■ AVAILABLE DATA:
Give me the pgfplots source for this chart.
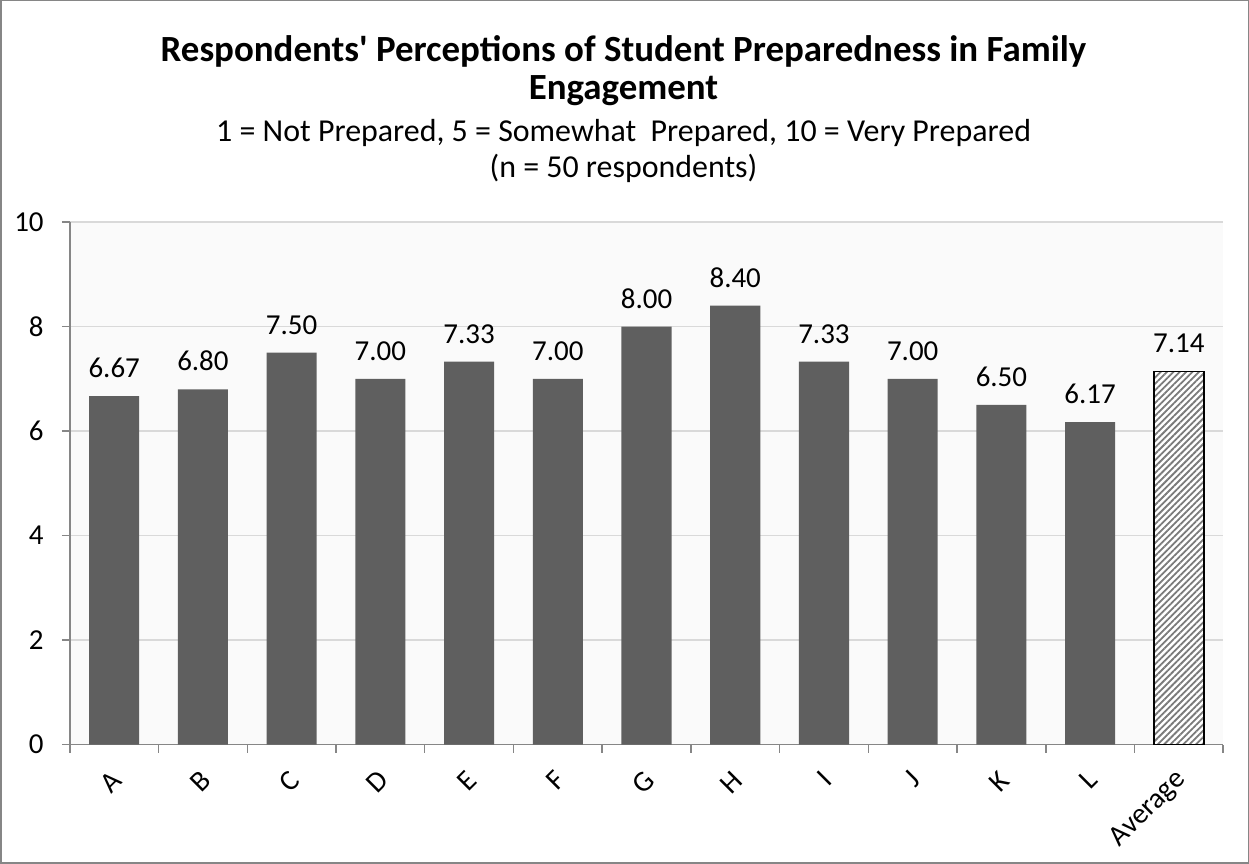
\documentclass[border=0pt]{standalone}
\usepackage{fontspec}
\setmainfont{Carlito}
\usepackage{pgfplots}
\pgfplotsset{compat=1.18}
\usetikzlibrary{patterns.meta}
\definecolor{barc}{HTML}{5F5F5F}
\definecolor{axc}{HTML}{868686}
\definecolor{gridc}{HTML}{D9D9D9}
\definecolor{hatchc}{HTML}{7A7A7A}
\definecolor{bgc}{HTML}{FAFAFA}
\begin{document}
\begin{tikzpicture}
\begin{axis}[
  at={(0,0)}, anchor=south west,
  width=1152bp, height=522bp, scale only axis,
  ymin=0, ymax=10, xmin=-0.5, xmax=12.5,
  ytick={0,2,...,10},
  xtick={0,...,12},
  xticklabels={A,B,C,D,E,F,G,H,I,J,K,L,Average},
  minor xtick={-0.5,0.5,...,12.5},
  axis x line*=bottom, axis y line*=left,
  axis line style={axc, line width=1.5bp},
  axis background/.style={fill=bgc},
  ymajorgrids, grid style={gridc, line width=1.5bp},
  tick align=outside,
  major tick length=8bp, minor tick length=8bp,
  major x tick style={draw=none},
  minor x tick style={axc, line width=1.5bp},
  major y tick style={axc, line width=1.5bp},
  /pgf/number format/assume math mode=true,
  yticklabel style={font=\fontsize{29}{35}\selectfont, inner sep=0pt, xshift=-18bp},
  xticklabel style={font=\fontsize{29}{35}\selectfont, inner sep=0pt, xshift=3bp, yshift=-23bp, rotate=45, anchor=east},
  clip=false,
]
\addplot[ybar, bar shift=0pt, bar width=50bp, fill=barc, draw=none,
  nodes near coords,
  nodes near coords style={font=\fontsize{29}{35}\selectfont, anchor=south, inner sep=0pt, yshift=18bp,
    /pgf/number format/fixed, /pgf/number format/precision=2, /pgf/number format/fixed zerofill, /pgf/number format/assume math mode=true}]
  table {
x y
0 6.67
1 6.80
2 7.50
3 7.00
4 7.33
5 7.00
6 8.00
7 8.40
8 7.33
9 7.00
10 6.50
11 6.17
};
\addplot[ybar, bar shift=0pt, bar width=50bp, fill=white, draw=black, line width=1.5bp,
  postaction={pattern={Lines[angle=45, distance=4.5bp, line width=1.8bp]}, pattern color=hatchc},
  nodes near coords,
  nodes near coords style={font=\fontsize{29}{35}\selectfont, anchor=south, inner sep=0pt, yshift=18bp,
    /pgf/number format/fixed, /pgf/number format/precision=2, /pgf/number format/fixed zerofill, /pgf/number format/assume math mode=true}]
  table {
x y
12 7.14
};
\end{axis}
\draw[axc, line width=1.5bp] (-69bp,-118bp) rectangle (1177bp,743bp);
\node[anchor=base, inner sep=0pt, font=\fontsize{37}{44}\selectfont\bfseries] at (553bp,682bp) {Respondents\textquotesingle\ Perceptions of Student Preparedness in Family};
\node[anchor=base, inner sep=0pt, font=\fontsize{37}{44}\selectfont\bfseries] at (553bp,644bp) {Engagement};
\node[anchor=base, inner sep=0pt, font=\fontsize{32}{38}\selectfont] at (553bp,602bp) {1 = Not Prepared, 5 = Somewhat\ \ Prepared, 10 = Very Prepared};
\node[anchor=base, inner sep=0pt, font=\fontsize{32}{38}\selectfont] at (553bp,566bp) {(n = 50 respondents)};
\end{tikzpicture}
\end{document}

■ GIVEN REQUEST: Copy the material shown above in full and exactly. Skip the pictures.

■ EXERCISE ANSWER:
Give me the pgfplots source for this chart.
\documentclass[border=0pt]{standalone}
\usepackage{fontspec}
\setmainfont{Carlito}
\usepackage{pgfplots}
\pgfplotsset{compat=1.18}
\usetikzlibrary{patterns.meta}
\definecolor{barc}{HTML}{5F5F5F}
\definecolor{axc}{HTML}{868686}
\definecolor{gridc}{HTML}{D9D9D9}
\definecolor{hatchc}{HTML}{7A7A7A}
\definecolor{bgc}{HTML}{FAFAFA}
\begin{document}
\begin{tikzpicture}
\begin{axis}[
  at={(0,0)}, anchor=south west,
  width=1152bp, height=522bp, scale only axis,
  ymin=0, ymax=10, xmin=-0.5, xmax=12.5,
  ytick={0,2,...,10},
  xtick={0,...,12},
  xticklabels={A,B,C,D,E,F,G,H,I,J,K,L,Average},
  minor xtick={-0.5,0.5,...,12.5},
  axis x line*=bottom, axis y line*=left,
  axis line style={axc, line width=1.5bp},
  axis background/.style={fill=bgc},
  ymajorgrids, grid style={gridc, line width=1.5bp},
  tick align=outside,
  major tick length=8bp, minor tick length=8bp,
  major x tick style={draw=none},
  minor x tick style={axc, line width=1.5bp},
  major y tick style={axc, line width=1.5bp},
  /pgf/number format/assume math mode=true,
  yticklabel style={font=\fontsize{29}{35}\selectfont, inner sep=0pt, xshift=-18bp},
  xticklabel style={font=\fontsize{29}{35}\selectfont, inner sep=0pt, xshift=3bp, yshift=-23bp, rotate=45, anchor=east},
  clip=false,
]
\addplot[ybar, bar shift=0pt, bar width=50bp, fill=barc, draw=none,
  nodes near coords,
  nodes near coords style={font=\fontsize{29}{35}\selectfont, anchor=south, inner sep=0pt, yshift=18bp,
    /pgf/number format/fixed, /pgf/number format/precision=2, /pgf/number format/fixed zerofill, /pgf/number format/assume math mode=true}]
  table {
x y
0 6.67
1 6.80
2 7.50
3 7.00
4 7.33
5 7.00
6 8.00
7 8.40
8 7.33
9 7.00
10 6.50
11 6.17
};
\addplot[ybar, bar shift=0pt, bar width=50bp, fill=white, draw=black, line width=1.5bp,
  postaction={pattern={Lines[angle=45, distance=4.5bp, line width=1.8bp]}, pattern color=hatchc},
  nodes near coords,
  nodes near coords style={font=\fontsize{29}{35}\selectfont, anchor=south, inner sep=0pt, yshift=18bp,
    /pgf/number format/fixed, /pgf/number format/precision=2, /pgf/number format/fixed zerofill, /pgf/number format/assume math mode=true}]
  table {
x y
12 7.14
};
\end{axis}
\draw[axc, line width=1.5bp] (-69bp,-118bp) rectangle (1177bp,743bp);
\node[anchor=base, inner sep=0pt, font=\fontsize{37}{44}\selectfont\bfseries] at (553bp,682bp) {Respondents\textquotesingle\ Perceptions of Student Preparedness in Family};
\node[anchor=base, inner sep=0pt, font=\fontsize{37}{44}\selectfont\bfseries] at (553bp,644bp) {Engagement};
\node[anchor=base, inner sep=0pt, font=\fontsize{32}{38}\selectfont] at (553bp,602bp) {1 = Not Prepared, 5 = Somewhat\ \ Prepared, 10 = Very Prepared};
\node[anchor=base, inner sep=0pt, font=\fontsize{32}{38}\selectfont] at (553bp,566bp) {(n = 50 respondents)};
\end{tikzpicture}
\end{document}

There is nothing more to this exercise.